#### DIRECTIVE
Output each line exactly as it appears, skipping any embedded picture.

● ● ● ● ●

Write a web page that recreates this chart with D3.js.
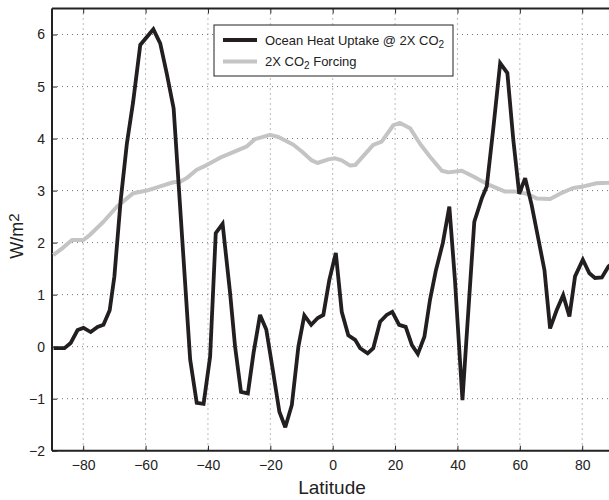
<!DOCTYPE html>
<html><head><meta charset="utf-8">
<script src="https://cdn.jsdelivr.net/npm/d3@7"></script>
<style>
body{margin:0;background:#fff;}
svg{display:block;overflow:hidden;font-family:"Liberation Sans",Arial,sans-serif;}
</style></head>
<body>
<svg id="chart" width="609" height="500"></svg>
<script>
// Ocean heat uptake @ 2X CO2 (black)
const ohuLat = [-89.5,-86,-84,-81.8,-79.9,-77.6,-75.4,-73.5,-71.5,-70,-68,-66,-64,-61.7,-57.5,-55.3,-53.2,-51,-45.7,-43.6,-41.4,-39.3,-37.5,-35.3,-32.9,-31.3,-29.4,-27.2,-25.4,-23.3,-21.3,-19.2,-17.1,-15.2,-13.1,-11.0,-9.1,-6.9,-4.8,-3.0,-1.1,1.0,2.9,5.0,7.2,8.8,11.2,13.0,15.2,17.3,19.1,21.3,23.4,25.4,27.3,29.4,31.2,33.1,35.3,37.4,39.2,41.6,42.8,45.4,47.8,49.4,51.5,53.7,56.0,57.9,59.8,61.7,63.8,66.0,67.9,69.7,71.8,73.9,75.9,77.7,80.2,82.3,84.1,86.3,88.4,90];
const ohuVal = [-0.03,-0.03,0.07,0.32,0.36,0.28,0.38,0.42,0.70,1.35,2.8,3.9,4.7,5.8,6.1,5.83,5.25,4.58,-0.25,-1.08,-1.10,-0.19,2.18,2.36,1.03,0.0,-0.87,-0.90,-0.13,0.61,0.33,-0.45,-1.25,-1.55,-1.12,0.0,0.60,0.42,0.55,0.61,1.28,1.80,0.67,0.22,0.13,-0.03,-0.13,-0.03,0.48,0.61,0.67,0.42,0.38,0.03,-0.14,0.19,0.90,1.47,1.99,2.69,1.28,-1.03,0.07,2.40,2.85,3.08,4.2,5.45,5.26,3.98,2.94,3.24,2.72,2.05,1.47,0.35,0.70,0.99,0.58,1.35,1.67,1.41,1.32,1.33,1.54,1.62];
// 2X CO2 forcing (gray)
const frcLat = [-89.6,-86.5,-83.6,-79.9,-77.8,-73.5,-69.2,-66,-63.9,-59.6,-55.3,-51.1,-48.9,-46.8,-43.6,-40.4,-35.5,-33.4,-27.5,-24.9,-20.1,-17.4,-12.6,-9.9,-6.7,-4.9,-1.4,0.8,2.9,5.6,7.2,13.0,15.7,19.5,21.6,24.8,28.0,31.2,35.0,37.1,41.4,45.1,49.4,55.3,58.5,62.2,65.4,69.7,72.9,77.1,80.4,84.6,88.4,90];
const frcVal = [1.76,1.9,2.05,2.05,2.15,2.40,2.69,2.85,2.95,3.00,3.08,3.16,3.17,3.24,3.40,3.49,3.65,3.70,3.85,3.99,4.07,4.03,3.88,3.75,3.58,3.53,3.60,3.62,3.58,3.48,3.49,3.88,3.94,4.26,4.30,4.20,3.90,3.65,3.38,3.35,3.38,3.27,3.13,2.98,2.98,2.94,2.85,2.84,2.94,3.05,3.08,3.14,3.15,3.16];
const xTicks = [-80,-60,-40,-20,0,20,40,60,80];
const yTicks = [-2,-1,0,1,2,3,4,5,6];

const svg = d3.select("#chart");
const L = 52, R = 613.4, T = 8.5, B = 450.7;
const x = d3.scaleLinear().domain([-90,90]).range([L,R]);
const y = d3.scaleLinear().domain([-2,6.5]).range([B,T]);

const defs = svg.append("defs");
defs.append("clipPath").attr("id","clip").append("rect")
  .attr("x",L).attr("y",T).attr("width",R-L).attr("height",B-T);

// grid
const grid = svg.append("g").attr("stroke","#777").attr("stroke-width",1).attr("stroke-dasharray","1,4");
grid.selectAll("line.gx").data(xTicks).join("line")
  .attr("x1",d=>x(d)).attr("x2",d=>x(d)).attr("y1",T).attr("y2",B);
grid.selectAll("line.gy").data(yTicks).join("line")
  .attr("y1",d=>y(d)).attr("y2",d=>y(d)).attr("x1",L).attr("x2",R);

// axes
const fs = "14px";
const xAx = svg.append("g").attr("transform",`translate(0,${B})`)
  .call(d3.axisBottom(x).tickValues(xTicks).tickSize(-5).tickPadding(9).tickFormat(d=>d<0?"\u2212"+Math.abs(d):d));
const xAxTop = svg.append("g").attr("transform",`translate(0,${T})`)
  .call(d3.axisTop(x).tickValues(xTicks).tickSize(-5).tickFormat(""));
const yAx = svg.append("g").attr("transform",`translate(${L},0)`)
  .call(d3.axisLeft(y).tickValues(yTicks).tickSize(-5).tickPadding(7).tickFormat(d=>d<0?"\u2212"+Math.abs(d):d));
[xAx,xAxTop,yAx].forEach(g=>{
  g.select(".domain").remove();
  g.selectAll(".tick line").attr("stroke","#222").attr("stroke-width",1);
  g.selectAll("text").attr("font-size",fs).attr("fill","#222").attr("font-family","Liberation Sans, Arial, sans-serif");
});
// frame
svg.append("line").attr("x1",L).attr("x2",R).attr("y1",B).attr("y2",B).attr("stroke","#222").attr("stroke-width",2);
svg.append("line").attr("x1",L).attr("x2",R).attr("y1",T).attr("y2",T).attr("stroke","#222").attr("stroke-width",2);
svg.append("line").attr("x1",L).attr("x2",L).attr("y1",T).attr("y2",B).attr("stroke","#222").attr("stroke-width",2);

// lines
const plot = svg.append("g").attr("clip-path","url(#clip)");
const line = d3.line().x(d=>x(d[0])).y(d=>y(d[1]));
plot.append("path").datum(frcLat.map((d,i)=>[d,frcVal[i]]))
  .attr("d",line).attr("fill","none").attr("stroke","#c4c4c4").attr("stroke-width",4).attr("stroke-linejoin","round");
plot.append("path").datum(ohuLat.map((d,i)=>[d,ohuVal[i]]))
  .attr("d",line).attr("fill","none").attr("stroke","#231f20").attr("stroke-width",3.8).attr("stroke-linejoin","miter").attr("stroke-miterlimit",3);

// legend
const lg = svg.append("g");
lg.append("rect").attr("x",214).attr("y",25).attr("width",239).attr("height",51)
  .attr("fill","#fff").attr("stroke","#222").attr("stroke-width",1);
lg.append("line").attr("x1",223).attr("x2",257).attr("y1",40).attr("y2",40).attr("stroke","#231f20").attr("stroke-width",4);
lg.append("line").attr("x1",223).attr("x2",257).attr("y1",61.5).attr("y2",61.5).attr("stroke","#c4c4c4").attr("stroke-width",4);
const t1 = lg.append("text").attr("x",265).attr("y",44.5).attr("font-size","13px").attr("fill","#222");
t1.append("tspan").text("Ocean Heat Uptake @ 2X CO");
t1.append("tspan").attr("dy",3).attr("font-size","10px").text("2");
const t2 = lg.append("text").attr("x",265).attr("y",66).attr("font-size","13px").attr("fill","#222");
t2.append("tspan").text("2X CO");
t2.append("tspan").attr("dy",3).attr("font-size","10px").text("2");
t2.append("tspan").attr("dy",-3).text(" Forcing");

// axis labels
svg.append("text").attr("x",332).attr("y",494).attr("text-anchor","middle")
  .attr("font-size","19px").attr("fill","#222").text("Latitude");
const yl = svg.append("text").attr("transform","translate(23,236) rotate(-90)").attr("text-anchor","middle")
  .attr("font-size","18px").attr("fill","#222");
yl.append("tspan").text("W/m");
yl.append("tspan").attr("dy",-4).attr("font-size","15px").text("2");
</script>
</body></html>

● ● ● ● ●

#### EXERCISE RESULT
Write a web page that recreates this chart with D3.js.
<!DOCTYPE html>
<html><head><meta charset="utf-8">
<script src="https://cdn.jsdelivr.net/npm/d3@7"></script>
<style>
body{margin:0;background:#fff;}
svg{display:block;overflow:hidden;font-family:"Liberation Sans",Arial,sans-serif;}
</style></head>
<body>
<svg id="chart" width="609" height="500"></svg>
<script>
// Ocean heat uptake @ 2X CO2 (black)
const ohuLat = [-89.5,-86,-84,-81.8,-79.9,-77.6,-75.4,-73.5,-71.5,-70,-68,-66,-64,-61.7,-57.5,-55.3,-53.2,-51,-45.7,-43.6,-41.4,-39.3,-37.5,-35.3,-32.9,-31.3,-29.4,-27.2,-25.4,-23.3,-21.3,-19.2,-17.1,-15.2,-13.1,-11.0,-9.1,-6.9,-4.8,-3.0,-1.1,1.0,2.9,5.0,7.2,8.8,11.2,13.0,15.2,17.3,19.1,21.3,23.4,25.4,27.3,29.4,31.2,33.1,35.3,37.4,39.2,41.6,42.8,45.4,47.8,49.4,51.5,53.7,56.0,57.9,59.8,61.7,63.8,66.0,67.9,69.7,71.8,73.9,75.9,77.7,80.2,82.3,84.1,86.3,88.4,90];
const ohuVal = [-0.03,-0.03,0.07,0.32,0.36,0.28,0.38,0.42,0.70,1.35,2.8,3.9,4.7,5.8,6.1,5.83,5.25,4.58,-0.25,-1.08,-1.10,-0.19,2.18,2.36,1.03,0.0,-0.87,-0.90,-0.13,0.61,0.33,-0.45,-1.25,-1.55,-1.12,0.0,0.60,0.42,0.55,0.61,1.28,1.80,0.67,0.22,0.13,-0.03,-0.13,-0.03,0.48,0.61,0.67,0.42,0.38,0.03,-0.14,0.19,0.90,1.47,1.99,2.69,1.28,-1.03,0.07,2.40,2.85,3.08,4.2,5.45,5.26,3.98,2.94,3.24,2.72,2.05,1.47,0.35,0.70,0.99,0.58,1.35,1.67,1.41,1.32,1.33,1.54,1.62];
// 2X CO2 forcing (gray)
const frcLat = [-89.6,-86.5,-83.6,-79.9,-77.8,-73.5,-69.2,-66,-63.9,-59.6,-55.3,-51.1,-48.9,-46.8,-43.6,-40.4,-35.5,-33.4,-27.5,-24.9,-20.1,-17.4,-12.6,-9.9,-6.7,-4.9,-1.4,0.8,2.9,5.6,7.2,13.0,15.7,19.5,21.6,24.8,28.0,31.2,35.0,37.1,41.4,45.1,49.4,55.3,58.5,62.2,65.4,69.7,72.9,77.1,80.4,84.6,88.4,90];
const frcVal = [1.76,1.9,2.05,2.05,2.15,2.40,2.69,2.85,2.95,3.00,3.08,3.16,3.17,3.24,3.40,3.49,3.65,3.70,3.85,3.99,4.07,4.03,3.88,3.75,3.58,3.53,3.60,3.62,3.58,3.48,3.49,3.88,3.94,4.26,4.30,4.20,3.90,3.65,3.38,3.35,3.38,3.27,3.13,2.98,2.98,2.94,2.85,2.84,2.94,3.05,3.08,3.14,3.15,3.16];
const xTicks = [-80,-60,-40,-20,0,20,40,60,80];
const yTicks = [-2,-1,0,1,2,3,4,5,6];

const svg = d3.select("#chart");
const L = 52, R = 613.4, T = 8.5, B = 450.7;
const x = d3.scaleLinear().domain([-90,90]).range([L,R]);
const y = d3.scaleLinear().domain([-2,6.5]).range([B,T]);

const defs = svg.append("defs");
defs.append("clipPath").attr("id","clip").append("rect")
  .attr("x",L).attr("y",T).attr("width",R-L).attr("height",B-T);

// grid
const grid = svg.append("g").attr("stroke","#777").attr("stroke-width",1).attr("stroke-dasharray","1,4");
grid.selectAll("line.gx").data(xTicks).join("line")
  .attr("x1",d=>x(d)).attr("x2",d=>x(d)).attr("y1",T).attr("y2",B);
grid.selectAll("line.gy").data(yTicks).join("line")
  .attr("y1",d=>y(d)).attr("y2",d=>y(d)).attr("x1",L).attr("x2",R);

// axes
const fs = "14px";
const xAx = svg.append("g").attr("transform",`translate(0,${B})`)
  .call(d3.axisBottom(x).tickValues(xTicks).tickSize(-5).tickPadding(9).tickFormat(d=>d<0?"\u2212"+Math.abs(d):d));
const xAxTop = svg.append("g").attr("transform",`translate(0,${T})`)
  .call(d3.axisTop(x).tickValues(xTicks).tickSize(-5).tickFormat(""));
const yAx = svg.append("g").attr("transform",`translate(${L},0)`)
  .call(d3.axisLeft(y).tickValues(yTicks).tickSize(-5).tickPadding(7).tickFormat(d=>d<0?"\u2212"+Math.abs(d):d));
[xAx,xAxTop,yAx].forEach(g=>{
  g.select(".domain").remove();
  g.selectAll(".tick line").attr("stroke","#222").attr("stroke-width",1);
  g.selectAll("text").attr("font-size",fs).attr("fill","#222").attr("font-family","Liberation Sans, Arial, sans-serif");
});
// frame
svg.append("line").attr("x1",L).attr("x2",R).attr("y1",B).attr("y2",B).attr("stroke","#222").attr("stroke-width",2);
svg.append("line").attr("x1",L).attr("x2",R).attr("y1",T).attr("y2",T).attr("stroke","#222").attr("stroke-width",2);
svg.append("line").attr("x1",L).attr("x2",L).attr("y1",T).attr("y2",B).attr("stroke","#222").attr("stroke-width",2);

// lines
const plot = svg.append("g").attr("clip-path","url(#clip)");
const line = d3.line().x(d=>x(d[0])).y(d=>y(d[1]));
plot.append("path").datum(frcLat.map((d,i)=>[d,frcVal[i]]))
  .attr("d",line).attr("fill","none").attr("stroke","#c4c4c4").attr("stroke-width",4).attr("stroke-linejoin","round");
plot.append("path").datum(ohuLat.map((d,i)=>[d,ohuVal[i]]))
  .attr("d",line).attr("fill","none").attr("stroke","#231f20").attr("stroke-width",3.8).attr("stroke-linejoin","miter").attr("stroke-miterlimit",3);

// legend
const lg = svg.append("g");
lg.append("rect").attr("x",214).attr("y",25).attr("width",239).attr("height",51)
  .attr("fill","#fff").attr("stroke","#222").attr("stroke-width",1);
lg.append("line").attr("x1",223).attr("x2",257).attr("y1",40).attr("y2",40).attr("stroke","#231f20").attr("stroke-width",4);
lg.append("line").attr("x1",223).attr("x2",257).attr("y1",61.5).attr("y2",61.5).attr("stroke","#c4c4c4").attr("stroke-width",4);
const t1 = lg.append("text").attr("x",265).attr("y",44.5).attr("font-size","13px").attr("fill","#222");
t1.append("tspan").text("Ocean Heat Uptake @ 2X CO");
t1.append("tspan").attr("dy",3).attr("font-size","10px").text("2");
const t2 = lg.append("text").attr("x",265).attr("y",66).attr("font-size","13px").attr("fill","#222");
t2.append("tspan").text("2X CO");
t2.append("tspan").attr("dy",3).attr("font-size","10px").text("2");
t2.append("tspan").attr("dy",-3).text(" Forcing");

// axis labels
svg.append("text").attr("x",332).attr("y",494).attr("text-anchor","middle")
  .attr("font-size","19px").attr("fill","#222").text("Latitude");
const yl = svg.append("text").attr("transform","translate(23,236) rotate(-90)").attr("text-anchor","middle")
  .attr("font-size","18px").attr("fill","#222");
yl.append("tspan").text("W/m");
yl.append("tspan").attr("dy",-4).attr("font-size","15px").text("2");
</script>
</body></html>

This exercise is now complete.